Fort de son expérience d’ethnologue en Afrique, Michel Agier dissèque les séquelles laissées par la colonisation, l’esclavage ou la domination économique européenne sur les personnes d’origine africaine. «Lorsque les sujets sortent, individuellement ou collectivement, de leurs positions assignées, lorsqu’ils et elles se rendent visibles hors de leurs places, lorsqu’ils et elles réclament un dû, l’infrapensée raciste et sa violence verbale et physique refont surface, en situation, et prennent le relais, en quelque sorte, du racisme structurel.»
«Au Brésil, si l’on frappe un Noir, tout le monde pense que c’est un voleur et tant pis pour lui.»

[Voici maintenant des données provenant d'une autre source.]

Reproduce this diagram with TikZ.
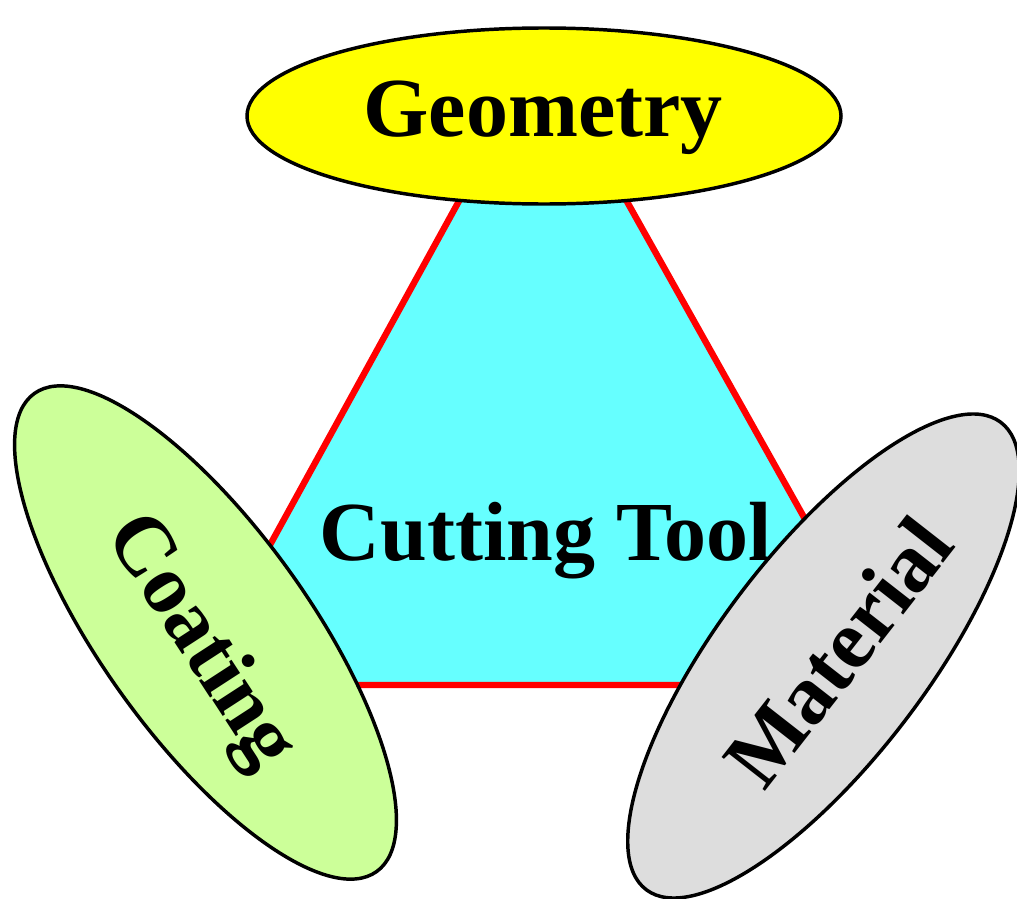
\documentclass[tikz,border=0pt]{standalone}
\usepackage{fontspec}
\setmainfont{Liberation Serif}
\usetikzlibrary{shapes.geometric}
\definecolor{toolcyan}{HTML}{66FFFF}
\definecolor{geoyellow}{HTML}{FFFF00}
\definecolor{coatgreen}{HTML}{CCFF99}
\definecolor{matgrey}{HTML}{DDDDDD}
\tikzset{
  oval/.style={ellipse, draw=black, line width=2.6pt, inner sep=0pt},
  bigtext/.style={font=\fontsize{63}{70}\selectfont\bfseries, text=black, inner sep=0pt}
}
\begin{document}
\begin{tikzpicture}[x=0.75pt,y=-0.75pt]
\useasboundingbox (0,0) rectangle (1017,899);
% triangle
\coordinate (apex) at (542,50);
\coordinate (bl) at (193,685);
\coordinate (br) at (898,685);
\draw[fill=toolcyan, draw=red, line width=4.8pt, line join=miter] (apex) -- (bl) -- (br) -- cycle;
% ellipses
\node[oval, fill=geoyellow, minimum width=445.5pt, minimum height=132pt] (geo) at (544,116) {};
\node[oval, fill=coatgreen, minimum width=441pt, minimum height=156pt, rotate=-54.4] (coat) at (205.5,632.5) {};
\node[oval, fill=matgrey, minimum width=440pt, minimum height=156pt, rotate=52.8] (mat) at (823.5,656) {};
% labels
\node[bigtext, anchor=base] (geotxt) at (543,137) {Geometry};
\node[bigtext, anchor=base] (tooltxt) at (546,560) {Cutting Tool};
\node[bigtext, rotate=-57] (coattxt) at (199,643) {Coating};
\node[bigtext, rotate=52] (mattxt) at (838,652) {Material};
\end{tikzpicture}
\end{document}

Le grand intérêt du récit de Michel Agier est de rappeler «l’universalité» du racisme. En Tunisie, il est entretenu par le président Kaïs Saïed lui-même, dénonçant en 2023 «les hordes de migrants illégaux» qui «menacent» l’identité arabo-musulmane du pays, au point de mettre aussi en danger la vie des Tunisiens noirs. Au Brésil, il se développe dans une certaine indifférence. Pour preuve, le cas du Congolais Moïse Mugenyi Kabagambe, employé de restaurant non déclaré lynché à mort en 2022 à Rio parce qu’il réclamait d’être payé. «Au Brésil, si l’on frappe un Noir, tout le monde pense que c’est un voleur et tant pis pour lui. En revanche, si on attaque un Blanc, les gens réagissent», témoigne son frère.
Face à ce déni d’humanité, l’auteur entretient l’espoir d’un progrès en mettant en avant le travail du groupe de carnaval Ilê Aiyê, composé d’Afro-descendants, qui montrent à Salvador de Bahia qu’ils ne veulent pas être «les Noirs du racisme de la société brésilienne». Cet exemple par la culture ouvre, selon Michel Agier, «de nouveaux chemins vers les libérations dans l’imaginaire, les subjectivations politiques, et les utopies». Délivrés du racisme.